# SET TASK
Images are not part of the copy; write out the rest of the data exactly as given.

# STORED DATA
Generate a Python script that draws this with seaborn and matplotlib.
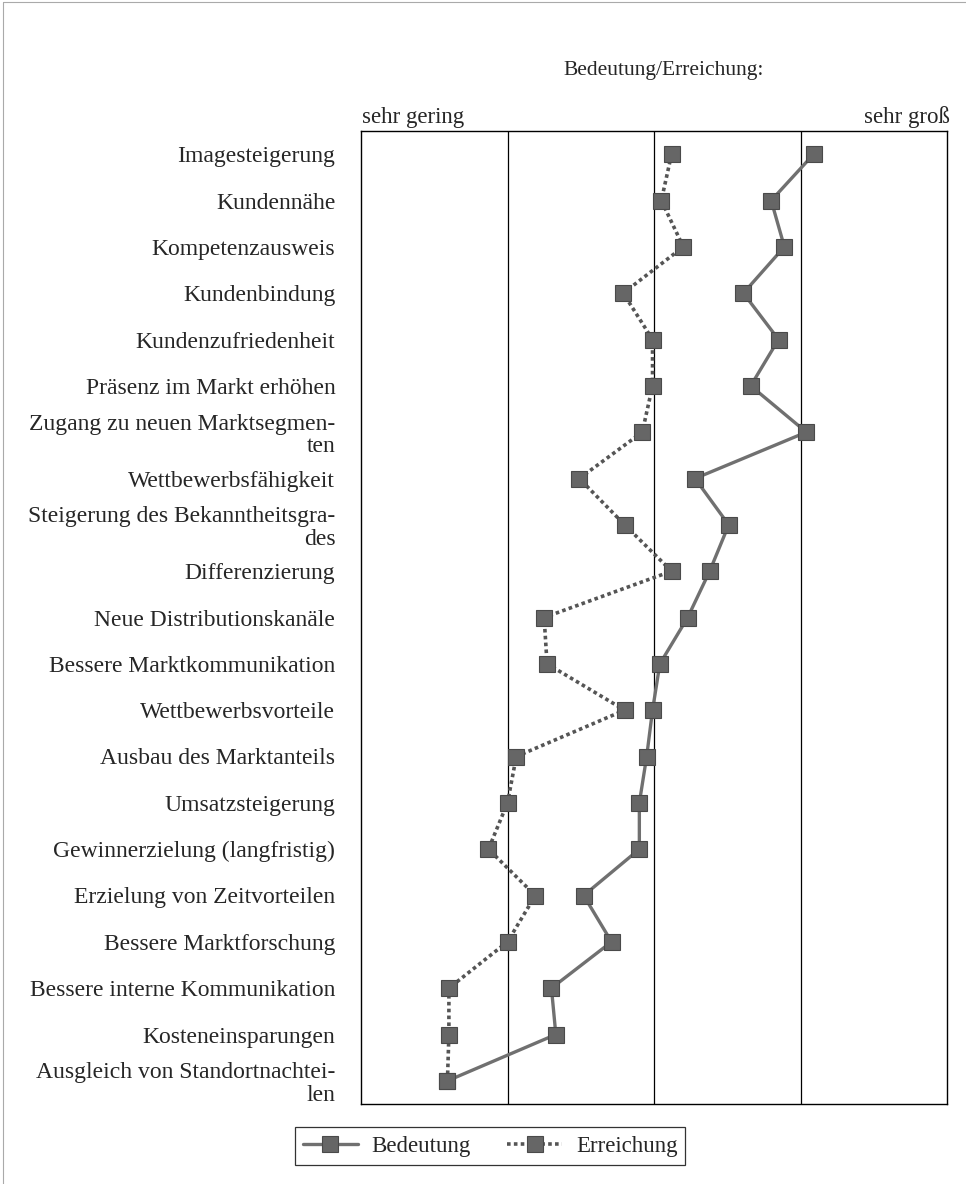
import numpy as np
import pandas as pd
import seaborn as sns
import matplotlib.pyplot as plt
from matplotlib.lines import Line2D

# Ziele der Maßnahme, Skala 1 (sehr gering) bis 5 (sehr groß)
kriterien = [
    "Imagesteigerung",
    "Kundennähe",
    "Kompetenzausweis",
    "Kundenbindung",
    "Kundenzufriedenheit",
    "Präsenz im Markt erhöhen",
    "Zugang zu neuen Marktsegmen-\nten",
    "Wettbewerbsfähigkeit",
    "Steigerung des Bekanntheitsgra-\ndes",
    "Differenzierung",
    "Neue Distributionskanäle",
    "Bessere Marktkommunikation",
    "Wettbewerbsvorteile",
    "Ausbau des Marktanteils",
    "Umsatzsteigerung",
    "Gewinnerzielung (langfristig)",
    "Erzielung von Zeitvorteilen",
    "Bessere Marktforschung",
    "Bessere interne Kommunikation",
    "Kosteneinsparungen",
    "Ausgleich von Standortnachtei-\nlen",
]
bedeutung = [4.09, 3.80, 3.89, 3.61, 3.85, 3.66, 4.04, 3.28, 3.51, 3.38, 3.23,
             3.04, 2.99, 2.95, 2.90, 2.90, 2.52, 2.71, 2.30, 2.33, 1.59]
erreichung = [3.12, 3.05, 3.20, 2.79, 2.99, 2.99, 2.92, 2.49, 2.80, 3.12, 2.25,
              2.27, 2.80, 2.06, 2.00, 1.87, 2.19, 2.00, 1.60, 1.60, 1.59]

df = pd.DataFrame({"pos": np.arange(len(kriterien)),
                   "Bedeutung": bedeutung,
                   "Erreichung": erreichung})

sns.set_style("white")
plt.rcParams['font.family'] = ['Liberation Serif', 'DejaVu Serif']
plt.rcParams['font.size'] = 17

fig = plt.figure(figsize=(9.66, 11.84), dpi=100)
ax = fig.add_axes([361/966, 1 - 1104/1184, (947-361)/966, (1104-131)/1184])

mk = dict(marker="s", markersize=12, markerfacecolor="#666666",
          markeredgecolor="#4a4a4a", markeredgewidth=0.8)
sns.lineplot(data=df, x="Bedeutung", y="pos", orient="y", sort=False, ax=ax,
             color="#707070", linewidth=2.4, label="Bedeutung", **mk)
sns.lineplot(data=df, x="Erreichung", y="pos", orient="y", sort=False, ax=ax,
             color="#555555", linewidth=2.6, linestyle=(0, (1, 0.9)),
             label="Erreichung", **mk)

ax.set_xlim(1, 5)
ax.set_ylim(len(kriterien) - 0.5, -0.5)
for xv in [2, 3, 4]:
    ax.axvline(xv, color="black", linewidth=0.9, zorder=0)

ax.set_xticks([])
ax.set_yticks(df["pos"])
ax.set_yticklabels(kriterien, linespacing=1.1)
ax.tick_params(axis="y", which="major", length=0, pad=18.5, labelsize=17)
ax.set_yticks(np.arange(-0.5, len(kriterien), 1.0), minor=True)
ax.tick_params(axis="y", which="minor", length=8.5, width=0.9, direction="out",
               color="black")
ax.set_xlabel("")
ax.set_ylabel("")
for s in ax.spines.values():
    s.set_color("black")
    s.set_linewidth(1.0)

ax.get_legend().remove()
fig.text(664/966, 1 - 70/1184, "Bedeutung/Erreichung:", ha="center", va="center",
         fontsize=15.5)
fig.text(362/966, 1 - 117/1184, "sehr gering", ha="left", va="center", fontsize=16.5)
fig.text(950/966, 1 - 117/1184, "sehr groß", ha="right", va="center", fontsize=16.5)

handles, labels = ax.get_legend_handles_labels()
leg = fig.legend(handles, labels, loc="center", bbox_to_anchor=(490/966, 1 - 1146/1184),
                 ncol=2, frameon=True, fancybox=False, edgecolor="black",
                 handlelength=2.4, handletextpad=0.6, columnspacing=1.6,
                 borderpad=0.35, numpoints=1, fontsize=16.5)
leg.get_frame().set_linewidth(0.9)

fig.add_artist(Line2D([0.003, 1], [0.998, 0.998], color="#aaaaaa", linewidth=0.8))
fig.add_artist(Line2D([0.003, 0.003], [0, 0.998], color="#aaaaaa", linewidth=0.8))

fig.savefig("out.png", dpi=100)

# EXERCISE RESULT
Generate a Python script that draws this with seaborn and matplotlib.
import numpy as np
import pandas as pd
import seaborn as sns
import matplotlib.pyplot as plt
from matplotlib.lines import Line2D

# Ziele der Maßnahme, Skala 1 (sehr gering) bis 5 (sehr groß)
kriterien = [
    "Imagesteigerung",
    "Kundennähe",
    "Kompetenzausweis",
    "Kundenbindung",
    "Kundenzufriedenheit",
    "Präsenz im Markt erhöhen",
    "Zugang zu neuen Marktsegmen-\nten",
    "Wettbewerbsfähigkeit",
    "Steigerung des Bekanntheitsgra-\ndes",
    "Differenzierung",
    "Neue Distributionskanäle",
    "Bessere Marktkommunikation",
    "Wettbewerbsvorteile",
    "Ausbau des Marktanteils",
    "Umsatzsteigerung",
    "Gewinnerzielung (langfristig)",
    "Erzielung von Zeitvorteilen",
    "Bessere Marktforschung",
    "Bessere interne Kommunikation",
    "Kosteneinsparungen",
    "Ausgleich von Standortnachtei-\nlen",
]
bedeutung = [4.09, 3.80, 3.89, 3.61, 3.85, 3.66, 4.04, 3.28, 3.51, 3.38, 3.23,
             3.04, 2.99, 2.95, 2.90, 2.90, 2.52, 2.71, 2.30, 2.33, 1.59]
erreichung = [3.12, 3.05, 3.20, 2.79, 2.99, 2.99, 2.92, 2.49, 2.80, 3.12, 2.25,
              2.27, 2.80, 2.06, 2.00, 1.87, 2.19, 2.00, 1.60, 1.60, 1.59]

df = pd.DataFrame({"pos": np.arange(len(kriterien)),
                   "Bedeutung": bedeutung,
                   "Erreichung": erreichung})

sns.set_style("white")
plt.rcParams['font.family'] = ['Liberation Serif', 'DejaVu Serif']
plt.rcParams['font.size'] = 17

fig = plt.figure(figsize=(9.66, 11.84), dpi=100)
ax = fig.add_axes([361/966, 1 - 1104/1184, (947-361)/966, (1104-131)/1184])

mk = dict(marker="s", markersize=12, markerfacecolor="#666666",
          markeredgecolor="#4a4a4a", markeredgewidth=0.8)
sns.lineplot(data=df, x="Bedeutung", y="pos", orient="y", sort=False, ax=ax,
             color="#707070", linewidth=2.4, label="Bedeutung", **mk)
sns.lineplot(data=df, x="Erreichung", y="pos", orient="y", sort=False, ax=ax,
             color="#555555", linewidth=2.6, linestyle=(0, (1, 0.9)),
             label="Erreichung", **mk)

ax.set_xlim(1, 5)
ax.set_ylim(len(kriterien) - 0.5, -0.5)
for xv in [2, 3, 4]:
    ax.axvline(xv, color="black", linewidth=0.9, zorder=0)

ax.set_xticks([])
ax.set_yticks(df["pos"])
ax.set_yticklabels(kriterien, linespacing=1.1)
ax.tick_params(axis="y", which="major", length=0, pad=18.5, labelsize=17)
ax.set_yticks(np.arange(-0.5, len(kriterien), 1.0), minor=True)
ax.tick_params(axis="y", which="minor", length=8.5, width=0.9, direction="out",
               color="black")
ax.set_xlabel("")
ax.set_ylabel("")
for s in ax.spines.values():
    s.set_color("black")
    s.set_linewidth(1.0)

ax.get_legend().remove()
fig.text(664/966, 1 - 70/1184, "Bedeutung/Erreichung:", ha="center", va="center",
         fontsize=15.5)
fig.text(362/966, 1 - 117/1184, "sehr gering", ha="left", va="center", fontsize=16.5)
fig.text(950/966, 1 - 117/1184, "sehr groß", ha="right", va="center", fontsize=16.5)

handles, labels = ax.get_legend_handles_labels()
leg = fig.legend(handles, labels, loc="center", bbox_to_anchor=(490/966, 1 - 1146/1184),
                 ncol=2, frameon=True, fancybox=False, edgecolor="black",
                 handlelength=2.4, handletextpad=0.6, columnspacing=1.6,
                 borderpad=0.35, numpoints=1, fontsize=16.5)
leg.get_frame().set_linewidth(0.9)

fig.add_artist(Line2D([0.003, 1], [0.998, 0.998], color="#aaaaaa", linewidth=0.8))
fig.add_artist(Line2D([0.003, 0.003], [0, 0.998], color="#aaaaaa", linewidth=0.8))

fig.savefig("out.png", dpi=100)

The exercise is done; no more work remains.